でも、どんなに自分が背負っているモノが「重い」、と思っても、自分が4年間その大学にいた、という事実を変えられるはずもないから、与えられた仕事で出来る限りの能力を発揮し、対人関係でも細心の配慮をし、目立たず、さりげなく存在感を示す・・・。

今、社会的に高い地位にある「東大卒」の人々(特に「民」で活躍している人々)っていうのは、そうやって自分達の社会的地位を築き上げてきたわけで、皆、自分で道を切り開いてきた、という自負も強い。

それゆえ、同窓の人間同士で群れない、つるまない、というのも、ある種当然の帰結だといえる*3

別に大学に帰属意識を持ったところで、人生で得になることがそんなにあるわけじゃない。
ならば、そんな意識を忘れて、群れずに、少しでも自分のいる環境で全力を発揮してやろう・・・という思いの方が、市井で生きる「東大卒」のマインドとしてはむしろ自然だし、それが一種の美徳でもあるわけで。

だから、そういうのと全く無縁のところで生きている「大学の中の人たち」から、「帰属意識を!」なんて呼びかけられても、個人的にはしらけるばかりだし、“群れない美徳”を忘れ、同窓で固まることに美意識を感じるような、閉鎖的感情を持つOB・OGが世にあふれるようなことになったら、それこそ世も末、だと自分は思う*4


なお、大学に本気で、「知」を開放したり、在学生を鍛える機会を設ける気があるなら、それはそれで大いに結構なことだし、寄附を集めるためのスキームを作る、というのも当然の営業努力の範疇だと思うけど、その対象を「卒業生」だけにする必要は全くないわけで*5、その辺りも、自分がこの記事に違和感を抱いた一因かもしれない。

もちろん、その辺は、記事の取り上げ方にバイアスがかかっていただけで、実際にはもっといろいろな取り組みはしているんだろうと思うけど。

*1:日本経済新聞2012年8月16日付け朝刊・第23面。

*2:日経紙は、別の文脈では「世の中の実務から乖離した大学」を批判することも多いのに、こういう時だけは、大学を持ちあげるのはいかがなものか。

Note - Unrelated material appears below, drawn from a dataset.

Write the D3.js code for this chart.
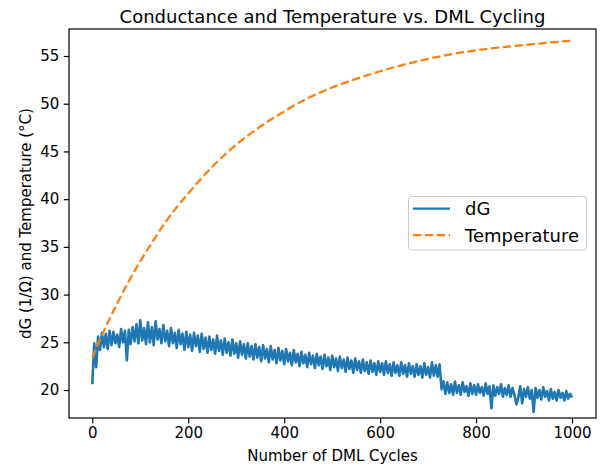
<!DOCTYPE html>
<html>
<head>
<meta charset="utf-8">
<script src="https://cdn.jsdelivr.net/npm/d3@7"></script>
<style>
  body { margin: 0; background: #fff; }
  text { font-family: "DejaVu Sans", sans-serif; fill: #000; }
</style>
</head>
<body>
<div id="chart"></div>
<script>
// dG sampled every 4 cycles (0..1000)
const dgStep = 4;
const dG = [
  20.6, 24.9, 22.4, 25.6, 24.2, 26.0, 24.5, 25.9, 24.3, 26.2,
  24.7, 26.1, 24.9, 25.8, 24.5, 26.4, 25.0, 26.2, 23.1, 26.3,
  24.8, 26.6, 25.1, 26.9, 24.9, 27.3, 25.2, 26.5, 24.8, 27.1,
  25.0, 26.6, 24.7, 27.2, 25.3, 26.4, 24.9, 26.8, 25.1, 26.2,
  24.6, 26.5, 24.9, 26.0, 24.4, 26.3, 24.8, 25.9, 24.2, 26.1,
  24.5, 25.8, 24.1, 26.0, 24.6, 25.7, 24.0, 25.9, 24.3, 25.5,
  23.9, 25.6, 24.2, 25.3, 23.8, 25.7, 24.1, 25.2, 23.7, 25.4,
  23.9, 25.0, 23.6, 25.3, 23.8, 24.9, 23.4, 25.1, 23.7, 24.8,
  23.3, 24.9, 23.5, 24.6, 23.2, 24.8, 23.4, 24.5, 23.0, 24.7,
  23.3, 24.3, 22.9, 24.6, 23.2, 24.2, 22.8, 24.4, 23.1, 24.1,
  22.7, 24.3, 23.0, 23.9, 22.6, 24.2, 22.9, 23.8, 22.5, 24.0,
  22.8, 23.7, 22.4, 23.9, 22.7, 23.6, 22.3, 23.8, 22.6, 23.5,
  22.2, 23.7, 22.5, 23.4, 22.1, 23.6, 22.4, 23.3, 22.0, 23.5,
  22.3, 23.2, 21.9, 23.4, 22.2, 23.1, 21.8, 23.3, 22.1, 23.0,
  21.8, 23.2, 22.0, 22.9, 21.7, 23.1, 21.9, 22.8, 21.6, 23.0,
  21.9, 22.8, 21.6, 23.0, 21.8, 22.7, 21.5, 22.9, 21.8, 22.6,
  21.5, 22.9, 21.7, 22.6, 21.4, 22.8, 21.7, 22.5, 21.4, 22.7,
  21.6, 22.5, 21.3, 22.8, 21.6, 22.4, 21.3, 22.9, 21.5, 22.6,
  21.4, 22.7, 20.1, 20.9, 19.6, 20.8, 19.7, 20.6, 19.5, 20.9,
  19.7, 20.5, 19.5, 20.8, 19.8, 20.4, 19.4, 20.7, 19.6, 20.5,
  19.5, 20.6, 19.7, 20.3, 19.4, 20.7, 19.6, 20.4, 18.1, 20.5,
  19.4, 20.3, 19.6, 20.6, 19.3, 20.2, 19.5, 20.5, 19.3, 20.2,
  19.5, 18.5, 19.2, 20.4, 18.6, 20.1, 19.3, 20.3, 19.1, 20.0,
  17.7, 20.2, 19.2, 20.0, 19.0, 20.3, 19.3, 19.9, 18.9, 20.1,
  19.1, 19.8, 18.9, 20.0, 19.2, 19.7, 18.9, 19.9, 19.1, 19.6,
  19.2
];

// temperature read at these cycles
const tempCycles = [0, 25, 50, 75, 100, 125, 150, 175, 200, 250, 300, 350, 400,
  450, 500, 550, 600, 650, 700, 750, 800, 850, 900, 950, 1000];
const temperature = [23.4, 26.3, 28.9, 31.3, 33.5, 35.5, 37.4, 39.1, 40.6, 43.4, 45.7, 47.6, 49.2,
  50.6, 51.7, 52.6, 53.4, 54.1, 54.7, 55.2, 55.6, 55.9, 56.15, 56.4, 56.6];

const xTicks = [0, 200, 400, 600, 800, 1000];
const yTicks = [20, 25, 30, 35, 40, 45, 50, 55];

const width = 606, height = 468;
const plot = { left: 69, right: 596, top: 29, bottom: 418 };

const svg = d3.select('#chart').append('svg')
  .attr('width', width)
  .attr('height', height);

const x = d3.scaleLinear().domain([-48.6, 1050]).range([plot.left, plot.right]);
const y = d3.scaleLinear().domain([17.07, 57.83]).range([plot.bottom, plot.top]);

// axes
const xAxis = svg.append('g')
  .attr('transform', `translate(0,${plot.bottom})`)
  .call(d3.axisBottom(x).tickValues(xTicks).tickFormat(d3.format('d'))
    .tickSize(5.25).tickPadding(4).tickSizeOuter(0));
const yAxis = svg.append('g')
  .attr('transform', `translate(${plot.left},0)`)
  .call(d3.axisLeft(y).tickValues(yTicks).tickFormat(d3.format('d'))
    .tickSize(5.25).tickPadding(4.5).tickSizeOuter(0));

[xAxis, yAxis].forEach(g => {
  g.select('.domain').remove();
  g.selectAll('line').attr('stroke', '#000').attr('stroke-width', 1.2);
  g.selectAll('text').style('font-size', '15px').style('font-family', '"DejaVu Sans", sans-serif').attr('fill', '#000');
});

// lines
const dgLine = d3.line()
  .x((d, i) => x(i * dgStep))
  .y(d => y(d));

svg.append('path')
  .datum(dG)
  .attr('fill', 'none')
  .attr('stroke', '#1f77b4')
  .attr('stroke-width', 2.6)
  .attr('stroke-linejoin', 'round')
  .attr('d', dgLine);

const tempLine = d3.line()
  .x((d, i) => x(tempCycles[i]))
  .y(d => y(d))
  .curve(d3.curveMonotoneX);

svg.append('path')
  .datum(temperature)
  .attr('fill', 'none')
  .attr('stroke', '#ff7f0e')
  .attr('stroke-width', 2.25)
  .attr('stroke-dasharray', '8.3,3.6')
  .attr('d', tempLine);

// frame
svg.append('rect')
  .attr('x', plot.left).attr('y', plot.top)
  .attr('width', plot.right - plot.left).attr('height', plot.bottom - plot.top)
  .attr('fill', 'none').attr('stroke', '#000').attr('stroke-width', 1.2);

// title and labels
svg.append('text')
  .attr('x', (plot.left + plot.right) / 2).attr('y', 22.5)
  .attr('text-anchor', 'middle')
  .style('font-size', '18px')
  .text('Conductance and Temperature vs. DML Cycling');

svg.append('text')
  .attr('x', (plot.left + plot.right) / 2).attr('y', 461)
  .attr('text-anchor', 'middle')
  .style('font-size', '15px')
  .text('Number of DML Cycles');

svg.append('text')
  .attr('transform', `translate(31,${(plot.top + plot.bottom) / 2}) rotate(-90)`)
  .attr('text-anchor', 'middle')
  .style('font-size', '15px')
  .text('dG (1/Ω) and Temperature (°C)');

// legend
const legend = svg.append('g');
legend.append('rect')
  .attr('x', 408.5).attr('y', 196.5).attr('width', 178).attr('height', 53.5)
  .attr('rx', 3).attr('fill', '#fff').attr('fill-opacity', 0.8)
  .attr('stroke', '#ccc').attr('stroke-width', 1);

const legendItems = [
  { label: 'dG', color: '#1f77b4', dash: null, y: 208.5 },
  { label: 'Temperature', color: '#ff7f0e', dash: '8.3,3.6', y: 235 }
];
legendItems.forEach(d => {
  legend.append('line')
    .attr('x1', 413).attr('x2', 450).attr('y1', d.y).attr('y2', d.y)
    .attr('stroke', d.color).attr('stroke-width', 2.25)
    .attr('stroke-dasharray', d.dash);
  legend.append('text')
    .attr('x', 465).attr('y', d.y + 6.5)
    .style('font-size', '18px')
    .text(d.label);
});
</script>
</body>
</html>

*3:東大を出ると「学閥」で優位になるんじゃないか、と勘違いしている人は多いのだけれど、多くの民間企業では、「三田閥」だの「白門閥」だのはあっても、「赤門」で、人事にも影響するような「閥」が出来ることは稀ではないかと思う。物凄い勢いで出世する人もいる反面、平均よりも一回り、二回り出世が遅れる人も出てくるのが「東大卒」の悲しい性で、その背景には、(本人のパーソナリティもさることながら)「後輩だろうが『同じ大学』ってだけでは、引き立ててやらない」という上の方の強い意思が感じられることも多い。

*4:ちなみに、まだ「組織化」なんて話が出てきそうもなかった学部の時はともかく、その後のタイミングでは、出る時に独法化になるかならないか、という話も出ていたから、出てからしばらくは「お手紙」も来ていたのだが、引っ越したタイミングでパタリと連絡が来なくなってしまった(メール便なんて使ってるから・・・)。「卒業生の65%を把握するのが目標」というが、この辺りの淡泊さは、本気度を疑わせる(笑)。

*5:現に、広く受講生を集めるセミナーを開いて、寄付金を集めるような企画を行っている大学だってある。